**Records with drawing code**
>>>

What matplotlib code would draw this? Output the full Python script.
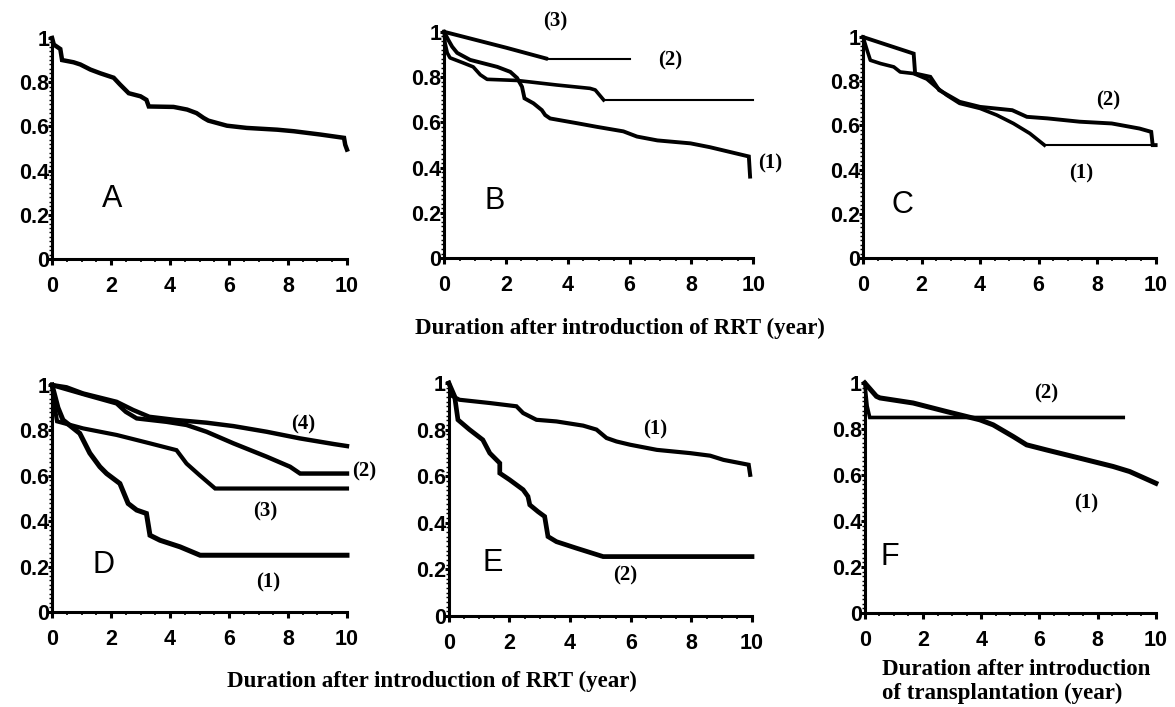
import matplotlib
matplotlib.use('Agg')
import matplotlib.pyplot as plt
from matplotlib.ticker import MultipleLocator, FixedLocator

# survival curves (x = years, y = survival fraction)
a_x = [0, 0.06, 0.28, 0.34, 0.73, 0.96, 1.3, 1.64, 2.09, 2.3, 2.6, 3.0, 3.2, 3.28, 4.12, 4.58, 4.9, 5.14, 5.3, 5.93, 6.6, 7.63, 8.2, 9.1, 9.9, 9.94, 10]
a_y = [1.0, 0.97, 0.95, 0.90, 0.89, 0.88, 0.857, 0.84, 0.82, 0.79, 0.75, 0.736, 0.72, 0.69, 0.688, 0.676, 0.66, 0.638, 0.626, 0.603, 0.593, 0.585, 0.578, 0.563, 0.548, 0.517, 0.495]

b1_x = [0, 0.13, 0.26, 0.42, 0.84, 1.72, 2.14, 2.36, 2.52, 2.6, 2.89, 3.16, 3.27, 3.43, 4.3, 4.94, 5.8, 6.24, 6.9, 7.97, 8.6, 9.86, 9.9]
b1_y = [1.0, 0.965, 0.934, 0.907, 0.876, 0.845, 0.823, 0.796, 0.757, 0.706, 0.684, 0.654, 0.632, 0.617, 0.596, 0.58, 0.56, 0.537, 0.52, 0.507, 0.49, 0.449, 0.36]
b2_x = [0, 0.03, 0.1, 0.19, 0.61, 0.94, 1.17, 1.39, 2.36, 3.64, 4.72, 4.89, 5.16, 10]
b2_y = [1.0, 0.95, 0.907, 0.885, 0.863, 0.845, 0.81, 0.79, 0.785, 0.765, 0.75, 0.743, 0.699, 0.699]
b3_x = [0, 1.0, 2.0, 3.3, 6.0]
b3_y = [1.0, 0.965, 0.93, 0.882, 0.882]

c1_x = [0, 0.14, 0.25, 0.6, 1.05, 1.27, 1.73, 2.18, 2.5, 2.86, 3.3, 4.0, 4.57, 5.14, 5.7, 6.2, 10]
c1_y = [1.0, 0.94, 0.895, 0.88, 0.865, 0.842, 0.835, 0.81, 0.774, 0.737, 0.7, 0.677, 0.647, 0.609, 0.564, 0.511, 0.511]
c2_x = [0, 1.73, 1.78, 2.3, 2.6, 3.3, 4.0, 5.1, 5.6, 6.3, 7.4, 8.5, 9.45, 9.85, 9.9, 10]
c2_y = [1.0, 0.925, 0.835, 0.82, 0.76, 0.707, 0.684, 0.669, 0.639, 0.632, 0.617, 0.609, 0.586, 0.571, 0.511, 0.511]

d1_x = [0, 0.2, 0.37, 0.94, 1.28, 1.62, 1.85, 2.3, 2.58, 2.87, 3.2, 3.32, 3.66, 4.34, 5.02, 10]
d1_y = [1.0, 0.9, 0.846, 0.787, 0.7, 0.64, 0.61, 0.566, 0.478, 0.449, 0.434, 0.338, 0.316, 0.287, 0.25, 0.25]
d2_x = [0, 1.17, 2.19, 2.5, 2.87, 3.88, 4.56, 5.24, 6.15, 7.28, 8.07, 8.41, 10]
d2_y = [1.0, 0.956, 0.919, 0.882, 0.853, 0.838, 0.824, 0.794, 0.743, 0.684, 0.64, 0.61, 0.61]
d3_x = [0, 0.09, 0.17, 1.05, 2.19, 3.32, 4.22, 4.56, 5.0, 5.53, 10]
d3_y = [1.0, 0.9, 0.84, 0.809, 0.78, 0.743, 0.713, 0.654, 0.603, 0.544, 0.544]
d4_x = [0, 0.49, 1.05, 2.19, 2.75, 3.3, 4.2, 5.24, 6.15, 7.28, 8.4, 9.55, 10]
d4_y = [1.0, 0.99, 0.963, 0.926, 0.89, 0.86, 0.846, 0.834, 0.819, 0.794, 0.765, 0.74, 0.731]

e1_x = [0, 0.13, 0.35, 1.35, 2.23, 2.45, 2.89, 3.55, 4.43, 4.87, 5.2, 5.53, 5.98, 6.86, 7.96, 8.62, 9.06, 9.89, 9.94]
e1_y = [1.0, 0.943, 0.928, 0.914, 0.9, 0.871, 0.842, 0.835, 0.817, 0.8, 0.764, 0.749, 0.735, 0.713, 0.699, 0.688, 0.67, 0.649, 0.606]
e2_x = [0, 0.19, 0.3, 0.68, 1.12, 1.35, 1.68, 1.68, 2.0, 2.45, 2.61, 2.67, 2.94, 3.16, 3.27, 3.55, 4.21, 5.09, 10]
e2_y = [1.0, 0.943, 0.842, 0.8, 0.756, 0.699, 0.656, 0.613, 0.585, 0.542, 0.513, 0.477, 0.448, 0.427, 0.341, 0.319, 0.291, 0.255, 0.255]

f1_x = [0, 0.4, 0.52, 1.66, 2.8, 3.95, 4.41, 5.1, 5.56, 6.24, 7.39, 8.53, 9.1, 10]
f1_y = [1.0, 0.942, 0.935, 0.913, 0.876, 0.84, 0.818, 0.767, 0.731, 0.709, 0.673, 0.637, 0.615, 0.564]
f2_x = [0, 0.08, 0.17, 8.88]
f2_y = [1.0, 0.9, 0.85, 0.85]

y_ticks = [0, 0.2, 0.4, 0.6, 0.8, 1.0]
y_ticklabels = ['0', '0.2', '0.4', '0.6', '0.8', '1']
x_ticks = [0, 2, 4, 6, 8, 10]

SANS = 'Liberation Sans'
SERIF = 'Liberation Serif'

fig = plt.figure(figsize=(11.75, 7.07), dpi=100)


def make_axes(rect, letter, letter_xy):
    ax = fig.add_axes(rect)
    ax.set_xlim(0, 10)
    ax.set_ylim(0, 1)
    for s in ['top', 'right']:
        ax.spines[s].set_visible(False)
    for s in ['left', 'bottom']:
        ax.spines[s].set_linewidth(2.2)
    ax.xaxis.set_major_locator(FixedLocator(x_ticks))
    ax.xaxis.set_minor_locator(MultipleLocator(0.5))
    ax.yaxis.set_major_locator(FixedLocator(y_ticks))
    ax.yaxis.set_minor_locator(MultipleLocator(0.02))
    ax.set_yticklabels(y_ticklabels)
    ax.tick_params(axis='x', which='major', direction='out', length=4, width=2.2, pad=8)
    ax.tick_params(axis='x', which='minor', direction='out', length=2, width=1.2)
    ax.tick_params(axis='y', which='major', direction='out', length=3, width=2.2, pad=-1)
    ax.tick_params(axis='y', which='minor', direction='out', length=2, width=1.0)
    for lab in ax.get_xticklabels() + ax.get_yticklabels():
        lab.set_fontfamily(SANS)
        lab.set_fontweight('bold')
        lab.set_fontsize(15.5)
    ax.text(letter_xy[0], letter_xy[1], letter, fontsize=22, family=SANS,
            ha='center', va='center')
    return ax


def curve(ax, x, y, lw=3.0, tail=None, tail_lw=1.5):
    # tail = index where the thin flat part starts
    if tail is None:
        ax.plot(x, y, color='black', lw=lw, solid_joinstyle='miter', clip_on=False)
    else:
        ax.plot(x[:tail + 1], y[:tail + 1], color='black', lw=lw, clip_on=False)
        ax.plot(x[tail:], y[tail:], color='black', lw=tail_lw, clip_on=False)


def tag(ax, x, y, s):
    ax.text(x, y, s, fontsize=15, family=SERIF, fontweight='bold',
            ha='center', va='center', clip_on=False)


# panel A
ax = make_axes([0.0443, 0.6337, 0.251, 0.3126], 'A', (2.03, 0.27))
curve(ax, a_x, a_y, lw=3.2)

# panel B
ax = make_axes([0.378, 0.635, 0.263, 0.320], 'B', (1.64, 0.25))
curve(ax, b1_x, b1_y, lw=2.8)
curve(ax, b2_x, b2_y, lw=2.6, tail=len(b2_x) - 2)
curve(ax, b3_x, b3_y, lw=2.8, tail=len(b3_x) - 2)
tag(ax, 3.59, 1.045, '(3)')
tag(ax, 7.32, 0.875, '(2)')
tag(ax, 10.56, 0.42, '(1)')

# panel C
ax = make_axes([0.7345, 0.635, 0.249, 0.3126], 'C', (1.33, 0.24))
curve(ax, c1_x, c1_y, lw=2.6, tail=len(c1_x) - 2)
curve(ax, c2_x, c2_y, lw=2.8)
tag(ax, 8.38, 0.714, '(2)')
tag(ax, 7.47, 0.383, '(1)')

fig.text(0.528, 0.536, 'Duration after introduction of RRT (year)', fontsize=16.5,
         family=SERIF, fontweight='bold', ha='center', va='center')

# panel D
ax = make_axes([0.0443, 0.1344, 0.251, 0.321], 'D', (1.73, 0.206))
curve(ax, d1_x, d1_y, lw=3.6)
curve(ax, d2_x, d2_y, lw=3.2)
curve(ax, d3_x, d3_y, lw=3.0)
curve(ax, d4_x, d4_y, lw=3.2)
tag(ax, 8.53, 0.824, '(4)')
tag(ax, 10.57, 0.618, '(2)')
tag(ax, 7.23, 0.441, '(3)')
tag(ax, 7.34, 0.132, '(1)')

# panel E
ax = make_axes([0.382, 0.1287, 0.258, 0.3296], 'E', (1.46, 0.226))
curve(ax, e1_x, e1_y, lw=3.0)
curve(ax, e2_x, e2_y, lw=3.4)
tag(ax, 6.8, 0.8, '(1)')
tag(ax, 5.81, 0.176, '(2)')

fig.text(0.368, 0.036, 'Duration after introduction of RRT (year)', fontsize=16.5,
         family=SERIF, fontweight='bold', ha='center', va='center')

# panel F
ax = make_axes([0.736, 0.133, 0.2477, 0.3253], 'F', (0.86, 0.244))
curve(ax, f1_x, f1_y, lw=3.6)
curve(ax, f2_x, f2_y, lw=2.6)
tag(ax, 6.24, 0.956, '(2)')
tag(ax, 7.62, 0.477, '(1)')

fig.text(0.7506, 0.0365, 'Duration after introduction\nof transplantation (year)',
         fontsize=16.5, family=SERIF, fontweight='bold', ha='left', va='center',
         linespacing=1.15)

plt.savefig('out.png', dpi=100)
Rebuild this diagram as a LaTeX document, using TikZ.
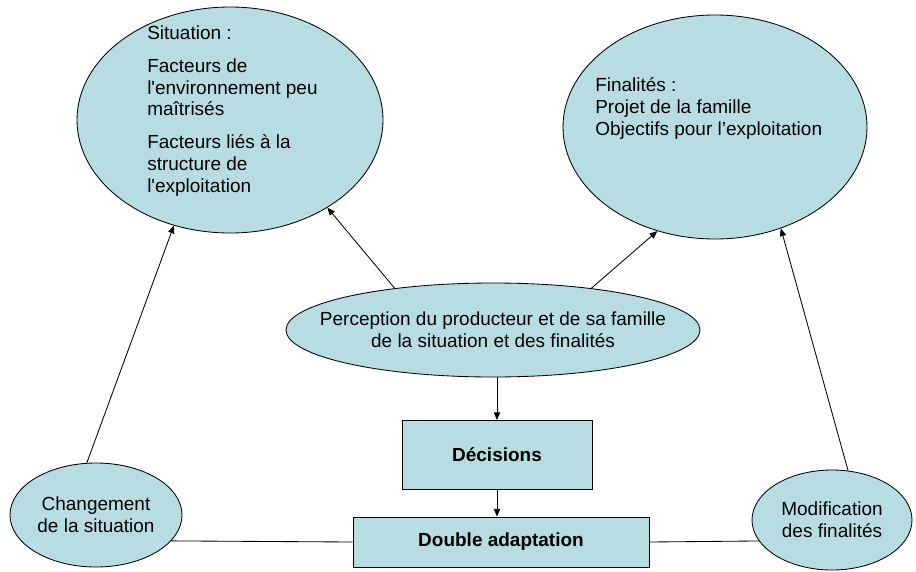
\documentclass[tikz,border=0pt]{standalone}
\usepackage{fontspec}
\setmainfont{Liberation Sans}
\usetikzlibrary{arrows.meta}
\usetikzlibrary{shapes.geometric}
\definecolor{bleuclair}{RGB}{183,221,227}
\newcommand{\texte}{\fontsize{13.5}{15.6}\selectfont}
\tikzset{
  bulle/.style={ellipse,draw,fill=bleuclair,line width=0.6pt,inner sep=0pt,align=center},
  boite/.style={rectangle,draw,fill=bleuclair,line width=0.6pt,font=\texte\bfseries},
  fleche/.style={-{Triangle[length=5.5pt,width=4.5pt]},line width=0.6pt},
  trait/.style={line width=0.6pt}
}

\begin{document}
\begin{tikzpicture}[font=\texte]
\useasboundingbox (0,0) rectangle (22.9,14.275);
\node[bulle,minimum width=7.65cm,minimum height=5.65cm] (sit) at (5.75,11.275) {};
\node[anchor=north west,inner sep=0pt,align=left] (sittxt) at (3.675,13.65) {Situation :\\[7.9pt]
Facteurs de\\l\textquotesingle environnement peu\\maîtrisés\\[7.9pt]
Facteurs liés à la\\structure de\\l\textquotesingle exploitation};
\node[bulle,minimum width=7.6cm,minimum height=5.6cm] (fin) at (17.875,11.1) {};
\node[anchor=north west,inner sep=0pt,align=left] (fintxt) at (14.875,12.35) {Finalités :\\Projet de la famille\\Objectifs pour l’exploitation};
\node[bulle,minimum width=10.35cm,minimum height=2.35cm] (perc) at (12.325,6.025) {};
\node[align=center,inner sep=0pt] (perctxt) at (perc.center) {Perception du producteur et de sa famille\\de la situation et des finalités};
\node[boite,minimum width=4.75cm,minimum height=1.725cm] (dec) at (12.425,2.9) {Décisions};
\node[boite,minimum width=7.4cm,minimum height=1.25cm] (dbl) at (12.525,0.725) {Double adaptation};
\node[bulle,minimum width=4.3cm,minimum height=2.6cm] (chg) at (2.4,1.4) {Changement\\de la situation};
\node[bulle,minimum width=4cm,minimum height=2.5cm] (mod) at (20.8,1.275) {Modification\\des finalités};
\draw[fleche] (chg.100) -- (sit.-118);
\draw[fleche] (perc.157) -- (sit.-42);
\draw[fleche] (perc.23) -- (fin.-119);
\draw[fleche] (mod.72) -- (fin.-57);
\draw[fleche] (dec.north |- perc.south) -- (dec.north);
\draw[fleche] (dec.south) -- (dec.south |- dbl.north);
\draw[trait] (chg.-19) -- (dbl.west);
\draw[trait] (dbl.east) -- (mod.196);
\end{tikzpicture}
\end{document}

<<<

Write out exactly the lines between the start of the data and the line with "from matplotlib.ticker import", including both, but none of the pictures.

What matplotlib code would draw this? Output the full Python script.
import matplotlib
matplotlib.use('Agg')
import matplotlib.pyplot as plt
from matplotlib.ticker import MultipleLocator, FixedLocator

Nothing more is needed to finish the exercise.